Section 508 of the Rehabilitation Act has resulted in a legal need for captioning much of the content produced by federal agencies, as well as some universities and colleges. It’s important to make content as accessible as possible, but content creators need to find a way to do this without spending too much time and money. Again, combining Curator and Amazon Transcribe can help educators to solve their content accessibility problem by adding automation to their captioning workflow. Once captions have been added, content creators can push their content to the online platforms they want to share it on, all from one centralized location.


Today’s consumers watch on the go, on their mobile devices, surrounded by strangers. Up to 85% of online video is watched without sound. Captioning is a simple way to ensure that your messages are delivered effectively without the sound turned on, but doing it manually is immensely time-consuming when you’re producing lots of videos for social media every day.  Speech-to-text captions can help to solve this problem: a basic level of captioning for live content is all you need to ensure that your videos are easily consumable without the sound. Some social media sites have a free captioning service, but relying on these can mean losing ownership of your content quality. Using a professional video management tool like Curator with speech-to-text services ensures that you have control over quality and can guarantee consistency across all of your content.

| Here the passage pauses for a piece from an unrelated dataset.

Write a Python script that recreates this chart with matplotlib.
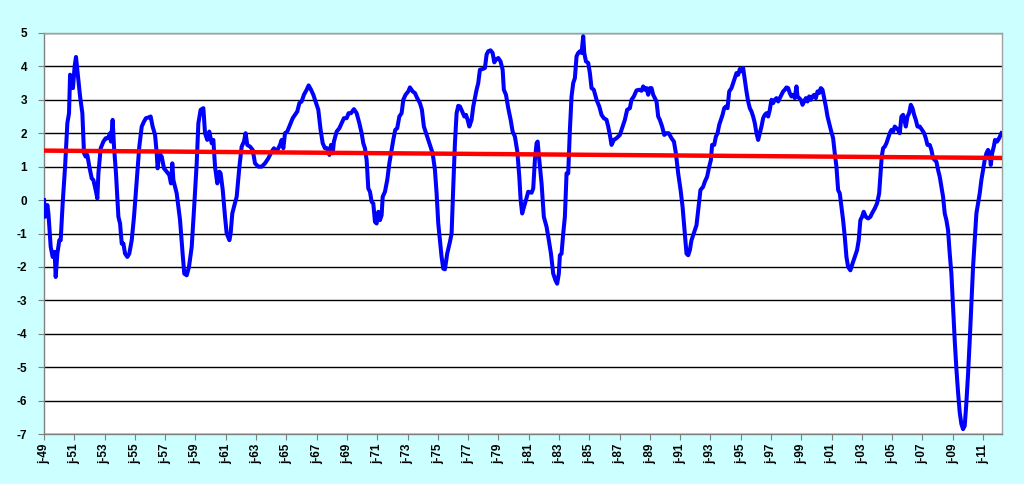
import matplotlib
matplotlib.use("Agg")
import matplotlib.pyplot as plt

# ---- data (decimal year, value) ----
years = [
 1949.00,1949.07,1949.22,1949.29,1949.44,1949.57,1949.70,1949.77,1949.88,1950.01,1950.10,1950.23,1950.39,1950.54,1950.65,1950.72,1950.85,1950.91,
 1951.02,1951.11,1951.22,1951.38,1951.53,1951.64,1951.75,1951.86,1951.99,1952.15,1952.26,1952.41,1952.52,1952.59,1952.74,1952.92,1953.07,1953.22,
 1953.36,1953.42,1953.53,1953.62,1953.75,1953.91,1954.02,1954.13,1954.24,1954.35,1954.50,1954.63,1954.79,1954.94,1955.12,1955.29,1955.45,1955.60,
 1955.73,1955.89,1956.04,1956.17,1956.33,1956.44,1956.50,1956.61,1956.77,1956.92,1957.10,1957.27,1957.38,1957.47,1957.54,1957.65,1957.76,1957.98,
 1958.15,1958.26,1958.42,1958.57,1958.75,1958.90,1959.08,1959.19,1959.34,1959.52,1959.63,1959.78,1959.91,
 1960.07,1960.18,1960.29,1960.44,1960.58,1960.66,1960.80,1960.95,1961.06,1961.24,1961.32,1961.43,1961.57,1961.72,1961.90,1962.05,1962.20,1962.31,
 1962.42,1962.60,1962.78,1962.93,1963.15,1963.37,1963.59,1963.81,1964.03,1964.18,1964.36,1964.58,1964.69,1964.80,1964.91,1965.06,1965.24,1965.42,
 1965.57,1965.72,1965.86,1966.01,1966.16,1966.34,1966.47,1966.63,1966.78,1966.96,1967.11,1967.26,1967.40,1967.55,1967.70,1967.84,1967.95,1968.06,
 1968.14,1968.32,1968.50,1968.65,1968.80,1968.98,1969.11,1969.27,1969.46,1969.64,1969.82,1969.97,1970.08,1970.19,1970.30,
 1970.41,1970.52,1970.63,1970.74,1970.85,1970.96,1971.07,1971.18,1971.29,1971.36,1971.51,1971.66,1971.80,1971.91,1972.06,1972.19,1972.32,1972.46,
 1972.61,1972.72,1972.87,1973.05,1973.16,1973.34,1973.49,1973.64,1973.82,1973.95,1974.08,1974.26,1974.48,1974.66,1974.81,1974.92,1975.03,1975.14,
 1975.25,1975.36,1975.47,1975.62,1975.80,1975.91,1976.02,1976.13,1976.24,1976.35,1976.46,1976.61,1976.75,1976.86,1976.97,1977.08,1977.23,1977.34,
 1977.45,1977.56,1977.67,1977.78,1977.96,1978.11,1978.22,1978.33,1978.48,1978.62,1978.73,1978.84,1978.99,1979.14,1979.28,1979.36,1979.50,1979.65,
 1979.81,1979.94,1980.09,1980.25,1980.38,1980.47,1980.57,1980.69,1980.82,1980.97,
 1981.19,1981.30,1981.41,1981.52,1981.59,1981.70,1981.85,1982.00,1982.18,1982.33,1982.47,1982.62,1982.77,1982.88,1982.99,1983.06,1983.17,1983.28,
 1983.39,1983.50,1983.61,1983.72,1983.83,1983.94,1984.05,1984.16,1984.27,1984.38,1984.49,1984.60,1984.67,1984.78,1984.93,1985.04,1985.15,1985.30,
 1985.48,1985.66,1985.81,1985.96,1986.14,1986.25,1986.36,1986.47,1986.62,1986.80,1987.02,1987.20,1987.35,1987.50,1987.68,1987.79,1987.94,1988.12,
 1988.30,1988.45,1988.56,1988.67,1988.78,1988.89,1989.00,1989.11,1989.22,1989.33,1989.44,1989.55,1989.66,1989.81,1989.95,1990.10,1990.25,1990.43,
 1990.59,1990.72,1990.87,1991.03,1991.16,1991.31,1991.42,
 1991.53,1991.64,1991.75,1991.90,1992.08,1992.19,1992.34,1992.52,1992.63,1992.78,1992.92,1993.03,1993.11,1993.25,1993.36,1993.47,1993.58,1993.69,
 1993.80,1993.91,1994.02,1994.13,1994.24,1994.39,1994.50,1994.61,1994.72,1994.83,1994.94,1995.05,1995.16,1995.27,1995.38,1995.49,1995.60,1995.71,
 1995.82,1995.93,1996.04,1996.15,1996.26,1996.37,1996.48,1996.59,1996.70,1996.81,1996.92,1997.03,1997.14,1997.25,1997.36,1997.47,1997.58,1997.69,
 1997.80,1997.91,1998.02,1998.13,1998.24,1998.35,1998.46,1998.57,1998.68,1998.75,1998.86,1998.97,1999.08,1999.19,1999.30,1999.41,1999.52,1999.63,
 1999.74,1999.85,1999.96,2000.07,2000.18,2000.29,2000.40,2000.51,2000.62,2000.73,2000.84,2000.95,2001.10,2001.21,2001.32,2001.43,2001.54,2001.65,
 2001.76,2001.87,2001.98,2002.09,
 2002.24,2002.38,2002.53,2002.68,2002.79,2002.90,2003.01,2003.12,2003.26,2003.41,2003.56,2003.70,2003.85,2004.00,2004.14,2004.22,2004.31,2004.40,
 2004.51,2004.62,2004.73,2004.84,2004.95,2005.06,2005.17,2005.28,2005.39,2005.50,2005.61,2005.72,2005.83,2005.90,2006.01,2006.12,2006.23,2006.34,
 2006.45,2006.56,2006.67,2006.82,2006.97,2007.11,2007.22,2007.33,2007.48,2007.59,2007.70,2007.81,2007.92,2008.03,2008.14,2008.25,2008.36,2008.47,
 2008.58,2008.69,2008.80,2008.91,2009.02,2009.13,2009.24,2009.35,2009.46,2009.57,2009.68,2009.79,2009.90,2010.01,2010.12,2010.23,2010.34,2010.45,
 2010.56,2010.67,2010.78,2010.89,2011.00,2011.11,2011.22,2011.33,2011.44,2011.51,2011.60,2011.71,2011.79,2011.93,2012.06,2012.21,
]
values = [
 0.0,-0.5,-0.15,-0.4,-1.4,-1.7,-1.55,-2.3,-1.6,-1.2,-1.2,-0.1,1.0,2.3,2.6,3.75,3.65,3.35,
 4.0,4.28,3.8,3.1,2.6,1.4,1.3,1.35,1.0,0.65,0.6,0.3,0.05,0.8,1.55,1.75,1.85,1.85,
 2.0,1.75,2.4,1.6,0.8,-0.5,-0.7,-1.3,-1.3,-1.6,-1.7,-1.6,-1.2,-0.5,0.6,1.6,2.2,2.35,
 2.45,2.47,2.5,2.2,1.95,1.4,0.95,1.4,1.3,0.95,0.85,0.75,0.5,1.1,0.6,0.4,0.2,-0.6,
 -1.6,-2.2,-2.25,-2.0,-1.4,-0.3,1.1,2.3,2.7,2.75,2.0,1.8,2.05,
 1.7,1.8,1.0,0.5,0.85,0.8,0.3,-0.5,-1.0,-1.2,-1.0,-0.4,-0.15,0.1,1.0,1.6,1.75,2.0,
 1.65,1.6,1.5,1.1,1.0,1.0,1.1,1.25,1.45,1.55,1.45,1.65,1.8,1.55,2.0,2.05,2.25,2.45,
 2.55,2.65,2.9,2.95,3.15,3.3,3.43,3.3,3.15,2.9,2.7,2.1,1.7,1.55,1.55,1.35,1.65,1.4,
 1.75,2.05,2.15,2.3,2.45,2.45,2.6,2.6,2.72,2.6,2.3,2.0,1.7,1.55,1.2,
 0.35,0.25,-0.05,-0.1,-0.65,-0.7,-0.35,-0.6,-0.45,0.1,0.25,0.6,1.1,1.4,1.8,2.1,2.15,2.5,
 2.6,3.0,3.15,3.25,3.37,3.25,3.2,3.05,2.9,2.7,2.2,1.95,1.65,1.4,0.9,0.2,-0.7,-1.2,
 -1.7,-2.05,-2.07,-1.6,-1.25,-1.0,0.4,1.7,2.6,2.82,2.8,2.65,2.5,2.55,2.4,2.2,2.4,2.8,
 3.05,3.3,3.5,3.9,3.92,3.95,4.35,4.45,4.48,4.4,4.12,4.2,4.25,4.15,3.9,3.3,3.15,2.75,
 2.4,2.05,1.9,1.45,0.7,0.0,-0.4,-0.2,0.0,0.25,
 0.22,0.35,1.2,1.7,1.75,1.2,0.5,-0.5,-0.8,-1.2,-1.6,-2.2,-2.4,-2.5,-2.2,-1.65,-1.6,-1.0,
 -0.5,0.8,0.8,2.1,3.1,3.5,3.65,4.3,4.4,4.45,4.4,4.9,4.4,4.15,4.1,3.8,3.35,3.3,
 3.0,2.8,2.55,2.45,2.4,2.2,1.95,1.65,1.8,1.85,1.95,2.2,2.4,2.7,2.75,3.0,3.1,3.28,
 3.3,3.27,3.4,3.3,3.35,3.15,3.35,3.35,3.15,3.05,2.95,2.5,2.4,2.2,1.95,2.0,2.0,1.85,
 1.75,1.4,0.8,0.3,-0.2,-1.0,-1.6,
 -1.65,-1.5,-1.2,-1.0,-0.75,-0.3,0.3,0.4,0.55,0.7,1.0,1.2,1.65,1.65,1.9,2.0,2.25,2.4,
 2.55,2.75,2.8,2.75,3.25,3.35,3.5,3.65,3.8,3.75,3.92,3.85,3.95,3.6,3.25,2.95,2.75,2.65,
 2.5,2.3,2.0,1.8,2.0,2.2,2.45,2.55,2.6,2.5,2.7,3.0,2.9,3.0,3.05,2.95,3.05,3.15,
 3.25,3.3,3.37,3.35,3.2,3.1,3.15,3.05,3.4,3.1,3.05,3.0,2.85,2.95,3.05,2.95,3.1,3.0,
 3.1,3.15,3.05,3.25,3.2,3.35,3.3,3.05,2.8,2.5,2.3,2.1,1.85,1.4,1.0,0.3,0.2,-0.2,
 -0.6,-1.1,-1.7,-2.0,
 -2.1,-1.9,-1.7,-1.5,-1.2,-0.6,-0.5,-0.35,-0.5,-0.55,-0.5,-0.37,-0.25,-0.1,0.2,0.7,1.3,1.55,
 1.6,1.7,1.85,2.0,2.1,2.05,2.2,2.15,2.1,2.0,2.5,2.55,2.35,2.2,2.5,2.6,2.85,2.75,
 2.55,2.4,2.2,2.2,2.1,2.0,1.85,1.65,1.65,1.5,1.25,1.2,1.15,0.9,0.7,0.4,0.1,-0.4,
 -0.6,-0.9,-1.6,-2.2,-3.2,-4.2,-5.05,-5.75,-6.35,-6.7,-6.85,-6.75,-6.05,-5.2,-4.2,-3.1,-2.0,-1.2,
 -0.4,-0.1,0.2,0.6,0.9,1.2,1.4,1.5,1.4,1.05,1.4,1.6,1.8,1.75,1.85,2.0,
]

trend_years = [1949.0, 2012.25]
trend_values = [1.48, 1.26]

tick_years = list(range(1949, 2012, 2))
tick_labels = ["j-%02d" % (y % 100) for y in tick_years]
y_ticks = list(range(-7, 6))

BG = "#CCFFFF"
fig = plt.figure(figsize=(10.24, 4.84), dpi=100, facecolor=BG)
ax = fig.add_axes([0.043, 0.103, 0.9355, 0.829])
ax.set_facecolor("white")

for v in y_ticks:
    ax.axhline(v, color="black", lw=1.0, zorder=1)

ax.plot(years, values, color="#0000FF", lw=2.9, zorder=3, solid_joinstyle="round")
ax.plot(trend_years, trend_values, color="#FF0000", lw=3.2, zorder=4)

ax.set_xlim(1949.0, 2012.25)
ax.set_ylim(-7, 5)
ax.set_yticks(y_ticks)
ax.set_yticklabels([str(v) for v in y_ticks], fontfamily="Liberation Sans",
                   fontweight="bold", fontsize=8.5)
ax.set_xticks(tick_years)
ax.set_xticklabels(tick_labels, rotation=90, fontfamily="Liberation Sans",
                   fontweight="bold", fontsize=8.5)
ax.tick_params(axis="both", direction="out", length=4, width=0.8, color="#808080")
ax.tick_params(axis="y", pad=8)
ax.tick_params(axis="x", pad=3)

for side in ["left", "bottom"]:
    ax.spines[side].set_color("#808080")
    ax.spines[side].set_linewidth(1.0)
for side in ["right", "top"]:
    ax.spines[side].set_color("#A0A0A0")
    ax.spines[side].set_linewidth(1.0)

fig.savefig("out.png", dpi=100, facecolor=BG)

Plus, Curator will help you to manage your content once it becomes too big for you to manage manually.


Metadata is key for most content creators – without it, they’re never going to find what they’re looking for again. From this stem one of the less obvious – but widely relevant and transformative – uses of Transcribe + Curator. By captioning your content, you’re creating metadata every time anyone speaks. And because this process is automated, the creation of this metadata is effortless. The captions are stored in two ways: in a WebVTT file which means they can be played back in the Curator HLS video player; and as virtual subclips in Curator. These are indexed in Curator’s Solr search index.

Curator also adds value to this metadata by making it searchable. For example, if you’re looking at an hour-long episode from a series, but want to see just the clips where a certain character is mentioned, you’re able to just type in the name of the character and see everything where he or she is mentioned. Not only does this save time, it also allows you to add more detailed metadata than would ever have been possible to create manually. Even more intelligence is brought here because Curator can join searches across header/media level metadata (e.g. show name) and subclips (ie. captions). This means that even basic users can do searches like “show me every time the word ‘coffee’ is said in the Friends episode ‘The One With Ross’s Wedding ’”.

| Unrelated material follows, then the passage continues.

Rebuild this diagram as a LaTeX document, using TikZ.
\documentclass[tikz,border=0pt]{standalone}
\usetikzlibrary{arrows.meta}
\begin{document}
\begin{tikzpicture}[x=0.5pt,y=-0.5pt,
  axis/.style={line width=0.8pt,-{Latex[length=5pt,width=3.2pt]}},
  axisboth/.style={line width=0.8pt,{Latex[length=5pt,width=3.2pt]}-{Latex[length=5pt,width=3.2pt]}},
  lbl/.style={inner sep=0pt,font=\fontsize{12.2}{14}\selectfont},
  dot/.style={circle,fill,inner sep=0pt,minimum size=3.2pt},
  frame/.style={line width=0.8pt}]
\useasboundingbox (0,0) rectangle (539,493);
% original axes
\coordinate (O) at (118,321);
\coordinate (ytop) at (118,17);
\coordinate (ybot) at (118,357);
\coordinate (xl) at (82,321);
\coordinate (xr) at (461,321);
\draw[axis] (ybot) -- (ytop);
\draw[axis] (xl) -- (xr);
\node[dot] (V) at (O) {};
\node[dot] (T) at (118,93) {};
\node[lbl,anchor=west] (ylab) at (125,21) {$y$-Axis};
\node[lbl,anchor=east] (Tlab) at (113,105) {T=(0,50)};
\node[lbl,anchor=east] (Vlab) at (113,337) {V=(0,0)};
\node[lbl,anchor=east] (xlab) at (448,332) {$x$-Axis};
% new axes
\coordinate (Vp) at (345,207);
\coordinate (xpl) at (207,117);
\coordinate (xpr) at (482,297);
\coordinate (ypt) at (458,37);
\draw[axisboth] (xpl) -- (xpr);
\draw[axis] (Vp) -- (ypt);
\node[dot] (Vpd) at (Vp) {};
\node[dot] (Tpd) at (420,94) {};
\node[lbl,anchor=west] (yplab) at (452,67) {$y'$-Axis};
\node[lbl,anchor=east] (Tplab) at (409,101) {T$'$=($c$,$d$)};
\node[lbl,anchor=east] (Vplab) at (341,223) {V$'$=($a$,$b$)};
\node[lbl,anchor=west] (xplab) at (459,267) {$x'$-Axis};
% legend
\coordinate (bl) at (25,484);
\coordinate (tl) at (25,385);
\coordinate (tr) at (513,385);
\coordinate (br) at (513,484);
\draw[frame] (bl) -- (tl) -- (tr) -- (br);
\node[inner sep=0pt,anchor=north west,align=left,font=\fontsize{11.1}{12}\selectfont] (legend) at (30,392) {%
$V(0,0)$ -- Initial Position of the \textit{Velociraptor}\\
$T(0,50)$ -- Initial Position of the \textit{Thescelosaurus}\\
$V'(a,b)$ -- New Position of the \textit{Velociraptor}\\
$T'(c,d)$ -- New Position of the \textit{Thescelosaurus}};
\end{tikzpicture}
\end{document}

One of the issues that often arises from this kind of ML-generated metadata is that users end up feeling deluged by it and can’t make the most of it. However, Curator works to avoid this issue by providing users with information about ranking and provenance to help them understand where their metadata has come from. Once they have this information, they can make a judgement about how useful it is to them, and sort and filter content based on the type of metadata available. For example, users may have access to metadata that has come from three different sources, such as speech-to-text, object recognition and manual logging. If all three of these agree that a clip contains a soda can from a certain brand, you’ll know that it’s likely to be correct. However, if the different sources don’t agree, you might want to double check by watching the clip.  Giving the user all of the information means that it’s easy to be certain that your metadata is accurate and useful.


By combining AWS speech-to-text services with the Curator media management platform you can more easily take advantage of new technologies. The integration allows you enhance your captioning and metadata workflows in one go, whilst reducing costs and increasing accuracy.